# Exercise
Without the pictures, repeat the listing character for character.
----- Available data -----
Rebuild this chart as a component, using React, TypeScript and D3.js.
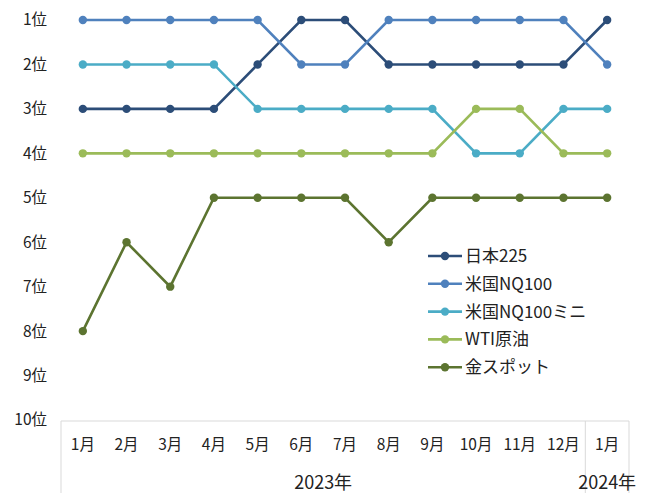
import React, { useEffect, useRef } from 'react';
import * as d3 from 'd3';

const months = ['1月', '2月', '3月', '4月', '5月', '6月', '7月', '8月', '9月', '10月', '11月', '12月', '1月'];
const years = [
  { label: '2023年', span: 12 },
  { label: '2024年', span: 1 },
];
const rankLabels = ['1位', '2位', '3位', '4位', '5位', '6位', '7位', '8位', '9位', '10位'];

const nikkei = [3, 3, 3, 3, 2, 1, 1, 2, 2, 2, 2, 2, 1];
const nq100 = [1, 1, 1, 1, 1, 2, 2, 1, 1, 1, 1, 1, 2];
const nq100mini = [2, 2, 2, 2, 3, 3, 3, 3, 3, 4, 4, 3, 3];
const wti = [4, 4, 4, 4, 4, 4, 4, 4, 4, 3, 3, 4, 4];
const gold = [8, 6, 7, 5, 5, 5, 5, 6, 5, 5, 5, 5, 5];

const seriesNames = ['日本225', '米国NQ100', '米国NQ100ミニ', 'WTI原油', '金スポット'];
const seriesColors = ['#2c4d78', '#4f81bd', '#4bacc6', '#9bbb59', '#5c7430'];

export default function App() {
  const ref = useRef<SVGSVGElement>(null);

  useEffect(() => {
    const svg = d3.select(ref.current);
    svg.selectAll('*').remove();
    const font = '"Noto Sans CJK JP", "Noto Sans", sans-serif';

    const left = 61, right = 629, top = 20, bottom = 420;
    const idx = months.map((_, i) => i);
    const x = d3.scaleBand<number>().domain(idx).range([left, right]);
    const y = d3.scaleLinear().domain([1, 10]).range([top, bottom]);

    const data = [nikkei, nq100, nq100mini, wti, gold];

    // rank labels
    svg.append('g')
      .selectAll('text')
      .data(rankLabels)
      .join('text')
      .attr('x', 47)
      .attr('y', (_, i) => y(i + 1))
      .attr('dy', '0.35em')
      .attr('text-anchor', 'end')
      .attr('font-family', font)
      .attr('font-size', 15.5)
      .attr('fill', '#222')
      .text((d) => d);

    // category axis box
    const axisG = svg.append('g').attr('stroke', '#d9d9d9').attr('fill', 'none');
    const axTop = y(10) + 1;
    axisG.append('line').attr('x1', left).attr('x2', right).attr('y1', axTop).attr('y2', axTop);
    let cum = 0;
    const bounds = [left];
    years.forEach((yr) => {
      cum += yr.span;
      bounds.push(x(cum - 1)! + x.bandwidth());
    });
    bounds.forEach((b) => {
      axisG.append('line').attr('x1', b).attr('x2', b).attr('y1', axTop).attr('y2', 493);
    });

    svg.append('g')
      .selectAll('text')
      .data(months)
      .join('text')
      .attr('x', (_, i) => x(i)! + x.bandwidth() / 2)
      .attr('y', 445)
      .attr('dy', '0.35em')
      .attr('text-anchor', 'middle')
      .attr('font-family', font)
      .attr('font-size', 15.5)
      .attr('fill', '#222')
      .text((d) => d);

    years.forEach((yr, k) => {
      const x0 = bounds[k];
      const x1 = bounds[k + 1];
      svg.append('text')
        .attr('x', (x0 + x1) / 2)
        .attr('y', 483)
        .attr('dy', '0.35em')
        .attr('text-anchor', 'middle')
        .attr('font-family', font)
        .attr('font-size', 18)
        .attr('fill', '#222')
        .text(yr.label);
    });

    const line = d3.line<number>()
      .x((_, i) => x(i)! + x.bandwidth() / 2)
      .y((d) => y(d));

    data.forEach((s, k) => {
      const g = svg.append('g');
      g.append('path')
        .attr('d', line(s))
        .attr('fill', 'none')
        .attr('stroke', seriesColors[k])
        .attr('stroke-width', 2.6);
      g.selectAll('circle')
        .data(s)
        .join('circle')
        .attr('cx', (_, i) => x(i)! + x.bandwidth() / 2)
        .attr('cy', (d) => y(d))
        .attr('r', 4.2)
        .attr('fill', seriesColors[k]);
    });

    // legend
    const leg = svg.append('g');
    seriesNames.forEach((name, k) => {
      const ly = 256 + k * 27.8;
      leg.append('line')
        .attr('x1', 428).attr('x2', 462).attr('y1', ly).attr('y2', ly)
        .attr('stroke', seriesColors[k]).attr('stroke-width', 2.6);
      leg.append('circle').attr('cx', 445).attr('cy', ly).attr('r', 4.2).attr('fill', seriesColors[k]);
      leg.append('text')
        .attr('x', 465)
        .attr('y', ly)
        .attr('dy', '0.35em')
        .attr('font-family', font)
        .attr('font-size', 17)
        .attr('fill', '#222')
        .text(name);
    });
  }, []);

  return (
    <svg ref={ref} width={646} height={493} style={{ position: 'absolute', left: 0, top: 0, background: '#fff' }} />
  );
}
-----
# Answer for this exercise
Rebuild this chart as a component, using React, TypeScript and D3.js.
import React, { useEffect, useRef } from 'react';
import * as d3 from 'd3';

const months = ['1月', '2月', '3月', '4月', '5月', '6月', '7月', '8月', '9月', '10月', '11月', '12月', '1月'];
const years = [
  { label: '2023年', span: 12 },
  { label: '2024年', span: 1 },
];
const rankLabels = ['1位', '2位', '3位', '4位', '5位', '6位', '7位', '8位', '9位', '10位'];

const nikkei = [3, 3, 3, 3, 2, 1, 1, 2, 2, 2, 2, 2, 1];
const nq100 = [1, 1, 1, 1, 1, 2, 2, 1, 1, 1, 1, 1, 2];
const nq100mini = [2, 2, 2, 2, 3, 3, 3, 3, 3, 4, 4, 3, 3];
const wti = [4, 4, 4, 4, 4, 4, 4, 4, 4, 3, 3, 4, 4];
const gold = [8, 6, 7, 5, 5, 5, 5, 6, 5, 5, 5, 5, 5];

const seriesNames = ['日本225', '米国NQ100', '米国NQ100ミニ', 'WTI原油', '金スポット'];
const seriesColors = ['#2c4d78', '#4f81bd', '#4bacc6', '#9bbb59', '#5c7430'];

export default function App() {
  const ref = useRef<SVGSVGElement>(null);

  useEffect(() => {
    const svg = d3.select(ref.current);
    svg.selectAll('*').remove();
    const font = '"Noto Sans CJK JP", "Noto Sans", sans-serif';

    const left = 61, right = 629, top = 20, bottom = 420;
    const idx = months.map((_, i) => i);
    const x = d3.scaleBand<number>().domain(idx).range([left, right]);
    const y = d3.scaleLinear().domain([1, 10]).range([top, bottom]);

    const data = [nikkei, nq100, nq100mini, wti, gold];

    // rank labels
    svg.append('g')
      .selectAll('text')
      .data(rankLabels)
      .join('text')
      .attr('x', 47)
      .attr('y', (_, i) => y(i + 1))
      .attr('dy', '0.35em')
      .attr('text-anchor', 'end')
      .attr('font-family', font)
      .attr('font-size', 15.5)
      .attr('fill', '#222')
      .text((d) => d);

    // category axis box
    const axisG = svg.append('g').attr('stroke', '#d9d9d9').attr('fill', 'none');
    const axTop = y(10) + 1;
    axisG.append('line').attr('x1', left).attr('x2', right).attr('y1', axTop).attr('y2', axTop);
    let cum = 0;
    const bounds = [left];
    years.forEach((yr) => {
      cum += yr.span;
      bounds.push(x(cum - 1)! + x.bandwidth());
    });
    bounds.forEach((b) => {
      axisG.append('line').attr('x1', b).attr('x2', b).attr('y1', axTop).attr('y2', 493);
    });

    svg.append('g')
      .selectAll('text')
      .data(months)
      .join('text')
      .attr('x', (_, i) => x(i)! + x.bandwidth() / 2)
      .attr('y', 445)
      .attr('dy', '0.35em')
      .attr('text-anchor', 'middle')
      .attr('font-family', font)
      .attr('font-size', 15.5)
      .attr('fill', '#222')
      .text((d) => d);

    years.forEach((yr, k) => {
      const x0 = bounds[k];
      const x1 = bounds[k + 1];
      svg.append('text')
        .attr('x', (x0 + x1) / 2)
        .attr('y', 483)
        .attr('dy', '0.35em')
        .attr('text-anchor', 'middle')
        .attr('font-family', font)
        .attr('font-size', 18)
        .attr('fill', '#222')
        .text(yr.label);
    });

    const line = d3.line<number>()
      .x((_, i) => x(i)! + x.bandwidth() / 2)
      .y((d) => y(d));

    data.forEach((s, k) => {
      const g = svg.append('g');
      g.append('path')
        .attr('d', line(s))
        .attr('fill', 'none')
        .attr('stroke', seriesColors[k])
        .attr('stroke-width', 2.6);
      g.selectAll('circle')
        .data(s)
        .join('circle')
        .attr('cx', (_, i) => x(i)! + x.bandwidth() / 2)
        .attr('cy', (d) => y(d))
        .attr('r', 4.2)
        .attr('fill', seriesColors[k]);
    });

    // legend
    const leg = svg.append('g');
    seriesNames.forEach((name, k) => {
      const ly = 256 + k * 27.8;
      leg.append('line')
        .attr('x1', 428).attr('x2', 462).attr('y1', ly).attr('y2', ly)
        .attr('stroke', seriesColors[k]).attr('stroke-width', 2.6);
      leg.append('circle').attr('cx', 445).attr('cy', ly).attr('r', 4.2).attr('fill', seriesColors[k]);
      leg.append('text')
        .attr('x', 465)
        .attr('y', ly)
        .attr('dy', '0.35em')
        .attr('font-family', font)
        .attr('font-size', 17)
        .attr('fill', '#222')
        .text(name);
    });
  }, []);

  return (
    <svg ref={ref} width={646} height={493} style={{ position: 'absolute', left: 0, top: 0, background: '#fff' }} />
  );
}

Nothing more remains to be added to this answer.